The Black is the first book I’ve written that has sold a ton of copies. It’s also the first story of mine to have 45 reviews on Amazon.com. I know I shouldn’t look at the reviews. I know I shouldn’t. But I do. I can’t help myself.
There have been a few that have driven me crazy. I read them, I blink, I read them again, and they still make no sense. There are others, however, that burrow into my brain. I make those mea culpa notes to myself and figure I’ll do better next time. It’s too late to “fix” this book in any way, shape or form. The damned thing, for better or worse, is out there in the world. So all I can do is try and carry any lessons I learn into the next effort.
Writing, music, visual art, and etc are all complex animals in the way they are consumed and enjoyed. It’s impossible for someone to create something that everyone in the universe will love. But rest assured, everyone has a reason for loving or hating art. And I use the term “art” loosely, especially when speaking of my own work. But enough of that. I have something else on my mind.
The Black is the second novel I’ve written that is a “slow burn.” Closet Treats was the first. If you’re not sure what I mean by “slow burn,” I’ll put it in very simple terms. Those two books were written as thrillers. They both start with lengthy introductions to the characters and the occasional tweak of the fear bone.
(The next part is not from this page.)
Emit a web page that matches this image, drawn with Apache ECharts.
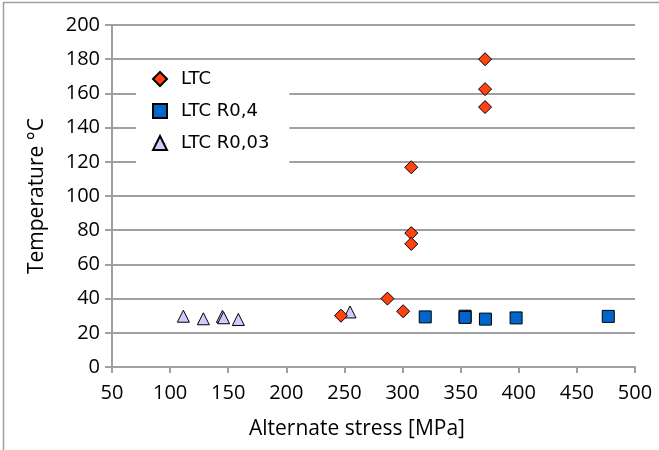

They are both designed to build suspense and grab a reader’s attention until the roller coaster finishes climbing that first real hill. After that? It’s on. And they move. Fast.
But how the hell do you make sure your riders aren’t bored while climbing that first hill? How do you balance the proverbial need for speed versus the need to build suspense? And how do you make it work for everyone?
Simple: you don’t. From the various comments I’ve seen, the suspense build up worked, and yet it didn’t. Some readers found it too slow. Others found the book too damned short. What gives here?
Like I said, you can’t make everyone happy. If the book failed for the majority of those writing the reviews, I’d guess you could say I screwed the pooch. Instead, it appears I hit the sweet spot for some and failed for many others. Oh well.
So what do I do next? Keep writing.
There are some tricks I can use in the next book. They’re not really “tricks” so much as literary devices to provide more foreshadowing, more tension from the get-go. And perhaps I can stoke the imagination so that folks desperately want to find out what happens past the “boring” chapters.
A little more foreshadowing. A little more bumps in the road early on. A little more conflict on page 3. Blah blah blah… And yet I still won’t please everyone. Fine, whatever. As I’ve worked on The Black audiobook, I’ve noticed things I could have done to make it move faster. I read. I study. I write. I publish. I start the whole process over again.
I’ll get better at all of this. Hell, every book has been an improvement on the last. With that in mind, maybe I’ll finish the perfect novel on my death bed. And there will still be some person out there that doesn’t care for it. And that’s reality, kids. As long as “most” of the audience likes it (3 stars or better), then I guess I’m doing something right. Hopefully, I’ll keep doing that “something.” I’m sure as hell trying.